▶ DATA:
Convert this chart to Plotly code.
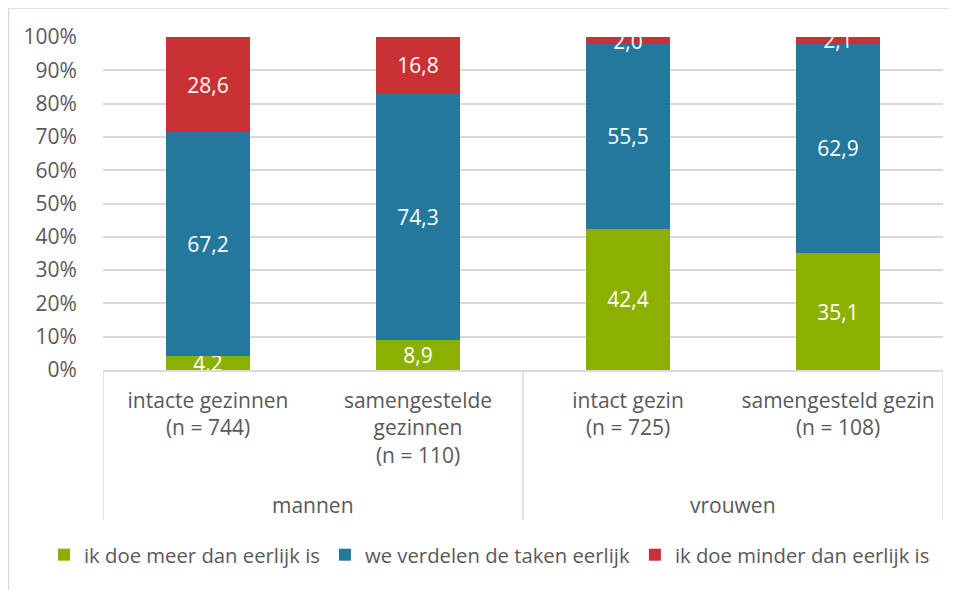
import plotly.graph_objects as go

categories = ["intacte gezinnen<br>(n = 744)", "samengestelde<br>gezinnen<br>(n = 110)",
              "intact gezin<br>(n = 725)", "samengesteld gezin<br>(n = 108)"]
groups = ["mannen", "vrouwen"]
group_members = [[0, 1], [2, 3]]
series_names = ["ik doe meer dan eerlijk is", "we verdelen de taken eerlijk", "ik doe minder dan eerlijk is"]
meer = [4.2, 8.9, 42.4, 35.1]
eerlijk = [67.2, 74.3, 55.5, 62.9]
minder = [28.6, 16.8, 2.0, 2.1]
y_ticks = [0, 10, 20, 30, 40, 50, 60, 70, 80, 90, 100]
y_ticktext = [f"{v}%" for v in y_ticks]

colors = ["#8CB000", "#23789B", "#C93135"]
FONT = "Open Sans"
GRAY = "#595959"
FS = 21
FS_LEG = 20.3

OFF = 8  # page body margin
W, H = 957 - OFF, 590 - OFF
L, T = 103 - OFF, 37 - OFF
R = W - (943 - OFF)
B = H - (370 - OFF)
pw, ph = W - L - R, H - T - B

def px_x(p):
    return (p - OFF - L) / pw

def px_y(p):
    return (370 - p) / ph

xs = list(range(len(categories)))
fig = go.Figure()
for name, vals, c in zip(series_names, [meer, eerlijk, minder], colors):
    fig.add_trace(go.Bar(
        x=xs, y=vals, name=name, marker=dict(color=c, line=dict(width=0)),
        width=0.4, text=vals, texttemplate="%{y:.1f}", textposition="inside",
        insidetextanchor="middle", constraintext="none",
        textfont=dict(color="white", size=FS, family=FONT),
        hoverinfo="skip",
    ))

shapes = []
for xv in [-0.5, 1.5, 3.5]:
    shapes.append(dict(type="line", xref="x", yref="paper", x0=xv, x1=xv,
                       y0=0, y1=px_y(520), line=dict(color="#D9D9D9", width=1.5)))
# chart frame (left/top)
shapes.append(dict(type="line", xref="paper", yref="paper", x0=px_x(8.5), x1=px_x(8.5),
                   y0=px_y(7.5), y1=px_y(600), line=dict(color="#D9D9D9", width=1.5)))
shapes.append(dict(type="line", xref="paper", yref="paper", x0=px_x(8), x1=px_x(970),
                   y0=px_y(8), y1=px_y(8), line=dict(color="#D9D9D9", width=1.5)))

annotations = []
for g, mem in zip(groups, group_members):
    annotations.append(dict(text=g, xref="x", yref="paper", x=sum(mem) / len(mem),
                            y=px_y(505), showarrow=False, yanchor="middle",
                            font=dict(size=FS, color=GRAY, family=FONT)))

fig.update_layout(
    barmode="stack", width=W, height=H,
    margin=dict(l=L, r=R, t=T, b=B, autoexpand=False),
    plot_bgcolor="white", paper_bgcolor="white",
    separators=",.",
    uniformtext=dict(minsize=FS, mode="show"),
    font=dict(family=FONT, size=FS, color=GRAY),
    xaxis=dict(range=[-0.5, 3.5], tickvals=xs, ticktext=categories,
               showgrid=False, zeroline=False, showline=True, linecolor="#D9D9D9",
               linewidth=1.5, ticks="outside", ticklen=11, tickcolor="rgba(0,0,0,0)",
               tickfont=dict(size=FS, color=GRAY, family=FONT), fixedrange=True),
    yaxis=dict(range=[0, 100], tickvals=y_ticks, ticktext=y_ticktext,
               showgrid=True, gridcolor="#D9D9D9", gridwidth=1.5, zeroline=False,
               showline=False, ticks="outside", ticklen=21, tickcolor="rgba(0,0,0,0)",
               tickfont=dict(size=FS, color=GRAY, family=FONT)),
    legend=dict(orientation="h", x=px_x(44), xanchor="left", y=px_y(555), yanchor="middle",
                font=dict(size=FS_LEG, color=GRAY, family=FONT), traceorder="normal",
                itemwidth=30, tracegroupgap=0),
    shapes=shapes, annotations=annotations,
)
fig.write_html("out.html")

▶ WHAT YOU NEED TO DO:
Write out an exact copy of the listing, first line through the line containing "return (370 - p) / ph", with the pictures left out.

▶ OUTPUT BELOW:
Convert this chart to Plotly code.
import plotly.graph_objects as go

categories = ["intacte gezinnen<br>(n = 744)", "samengestelde<br>gezinnen<br>(n = 110)",
              "intact gezin<br>(n = 725)", "samengesteld gezin<br>(n = 108)"]
groups = ["mannen", "vrouwen"]
group_members = [[0, 1], [2, 3]]
series_names = ["ik doe meer dan eerlijk is", "we verdelen de taken eerlijk", "ik doe minder dan eerlijk is"]
meer = [4.2, 8.9, 42.4, 35.1]
eerlijk = [67.2, 74.3, 55.5, 62.9]
minder = [28.6, 16.8, 2.0, 2.1]
y_ticks = [0, 10, 20, 30, 40, 50, 60, 70, 80, 90, 100]
y_ticktext = [f"{v}%" for v in y_ticks]

colors = ["#8CB000", "#23789B", "#C93135"]
FONT = "Open Sans"
GRAY = "#595959"
FS = 21
FS_LEG = 20.3

OFF = 8  # page body margin
W, H = 957 - OFF, 590 - OFF
L, T = 103 - OFF, 37 - OFF
R = W - (943 - OFF)
B = H - (370 - OFF)
pw, ph = W - L - R, H - T - B

def px_x(p):
    return (p - OFF - L) / pw

def px_y(p):
    return (370 - p) / ph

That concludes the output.